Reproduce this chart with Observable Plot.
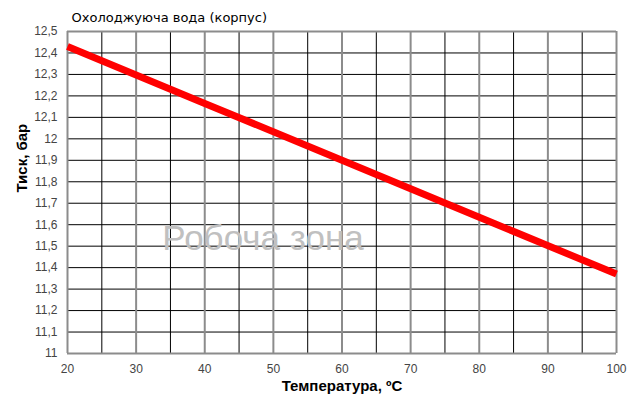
<!DOCTYPE html>
<html><head><meta charset="utf-8">
<script src="https://cdn.jsdelivr.net/npm/d3@7"></script>
<script src="https://cdn.jsdelivr.net/npm/@observablehq/plot@0.6"></script>
<style>body{margin:0;background:#fff;} svg{display:block;}</style>
</head><body><div id="chart"></div>
<script>
const temperatures = [20, 40, 60, 80, 100];
const pressures = [12.43, 12.165, 11.90, 11.635, 11.37];
const xTicks = [20, 30, 40, 50, 60, 70, 80, 90, 100];
const xMinor = [25, 35, 45, 55, 65, 75, 85, 95];
const yTicks = [11, 11.1, 11.2, 11.3, 11.4, 11.5, 11.6, 11.7, 11.8, 11.9, 12, 12.1, 12.2, 12.3, 12.4, 12.5];
const title = "Охолоджуюча вода (корпус)";
const xLabel = "Температура, ºC";
const yLabel = "Тиск, бар";
const watermark = "Робоча зона";

const data = temperatures.map((t, i) => ({t, p: pressures[i]}));
const fmt = d => String(Math.round(d * 10) / 10).replace(".", ",");

const chart = Plot.plot({
  width: 641, height: 400,
  marginTop: 31, marginLeft: 67, marginRight: 25, marginBottom: 47,
  style: {fontFamily: "Liberation Sans, Arial, sans-serif", fontSize: "12px", background: "#fff"},
  x: {domain: [20, 100], ticks: xTicks, tickFormat: d => d, tickSize: 0, tickPadding: 10, label: null},
  y: {domain: [11, 12.5], ticks: yTicks, tickFormat: fmt, tickSize: 0, tickPadding: 10, label: null},
  marks: [
    Plot.ruleY(yTicks, {stroke: "#000", strokeWidth: 1}),
    Plot.ruleX(xMinor, {stroke: "#000", strokeWidth: 1}),
    Plot.ruleX(xTicks, {stroke: "#8c8c8c", strokeWidth: 2}),
    Plot.ruleY([11], {stroke: "#8c8c8c", strokeWidth: 2}),
    Plot.ruleY([12.5], {stroke: "#8c8c8c", strokeWidth: 2}),
    Plot.axisX({ticks: xTicks, tickFormat: d => d, tickSize: 0, tickPadding: 11, fill: "#444", label: null, fontSize: 12}),
    Plot.axisY({ticks: yTicks, tickFormat: fmt, tickSize: 0, tickPadding: 10, fill: "#444", label: null, fontSize: 12}),
    Plot.text([watermark], {frameAnchor: "middle", dx: -79, dy: 46, fontSize: 35, fill: "#c0c0c0", text: d => d}),
    Plot.line(data, {x: "t", y: "p", stroke: "#ff0000", strokeWidth: 7, strokeLinecap: "butt"}),
    Plot.text([title], {frameAnchor: "top-left", dx: 4, dy: -14, lineAnchor: "middle", fontSize: 13, fontFamily: "DejaVu Sans", fill: "#000", textAnchor: "start", text: d => d}),
    Plot.text([xLabel], {frameAnchor: "bottom", dy: 33, lineAnchor: "middle", fontSize: 15, fontWeight: "bold", fill: "#000", text: d => d}),
    Plot.text([yLabel], {frameAnchor: "left", dx: -45, rotate: -90, fontSize: 15, fontWeight: "bold", fill: "#000", text: d => d})
  ]
});
document.getElementById("chart").append(chart);
</script>
</body></html>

----

EXERCISE REQUIREMENTS.
Retype the data above exactly; pictures are not part of the copy.

RESULT BELOW.
Reproduce this chart with Observable Plot.
<!DOCTYPE html>
<html><head><meta charset="utf-8">
<script src="https://cdn.jsdelivr.net/npm/d3@7"></script>
<script src="https://cdn.jsdelivr.net/npm/@observablehq/plot@0.6"></script>
<style>body{margin:0;background:#fff;} svg{display:block;}</style>
</head><body><div id="chart"></div>
<script>
const temperatures = [20, 40, 60, 80, 100];
const pressures = [12.43, 12.165, 11.90, 11.635, 11.37];
const xTicks = [20, 30, 40, 50, 60, 70, 80, 90, 100];
const xMinor = [25, 35, 45, 55, 65, 75, 85, 95];
const yTicks = [11, 11.1, 11.2, 11.3, 11.4, 11.5, 11.6, 11.7, 11.8, 11.9, 12, 12.1, 12.2, 12.3, 12.4, 12.5];
const title = "Охолоджуюча вода (корпус)";
const xLabel = "Температура, ºC";
const yLabel = "Тиск, бар";
const watermark = "Робоча зона";

const data = temperatures.map((t, i) => ({t, p: pressures[i]}));
const fmt = d => String(Math.round(d * 10) / 10).replace(".", ",");

const chart = Plot.plot({
  width: 641, height: 400,
  marginTop: 31, marginLeft: 67, marginRight: 25, marginBottom: 47,
  style: {fontFamily: "Liberation Sans, Arial, sans-serif", fontSize: "12px", background: "#fff"},
  x: {domain: [20, 100], ticks: xTicks, tickFormat: d => d, tickSize: 0, tickPadding: 10, label: null},
  y: {domain: [11, 12.5], ticks: yTicks, tickFormat: fmt, tickSize: 0, tickPadding: 10, label: null},
  marks: [
    Plot.ruleY(yTicks, {stroke: "#000", strokeWidth: 1}),
    Plot.ruleX(xMinor, {stroke: "#000", strokeWidth: 1}),
    Plot.ruleX(xTicks, {stroke: "#8c8c8c", strokeWidth: 2}),
    Plot.ruleY([11], {stroke: "#8c8c8c", strokeWidth: 2}),
    Plot.ruleY([12.5], {stroke: "#8c8c8c", strokeWidth: 2}),
    Plot.axisX({ticks: xTicks, tickFormat: d => d, tickSize: 0, tickPadding: 11, fill: "#444", label: null, fontSize: 12}),
    Plot.axisY({ticks: yTicks, tickFormat: fmt, tickSize: 0, tickPadding: 10, fill: "#444", label: null, fontSize: 12}),
    Plot.text([watermark], {frameAnchor: "middle", dx: -79, dy: 46, fontSize: 35, fill: "#c0c0c0", text: d => d}),
    Plot.line(data, {x: "t", y: "p", stroke: "#ff0000", strokeWidth: 7, strokeLinecap: "butt"}),
    Plot.text([title], {frameAnchor: "top-left", dx: 4, dy: -14, lineAnchor: "middle", fontSize: 13, fontFamily: "DejaVu Sans", fill: "#000", textAnchor: "start", text: d => d}),
    Plot.text([xLabel], {frameAnchor: "bottom", dy: 33, lineAnchor: "middle", fontSize: 15, fontWeight: "bold", fill: "#000", text: d => d}),
    Plot.text([yLabel], {frameAnchor: "left", dx: -45, rotate: -90, fontSize: 15, fontWeight: "bold", fill: "#000", text: d => d})
  ]
});
document.getElementById("chart").append(chart);
</script>
</body></html>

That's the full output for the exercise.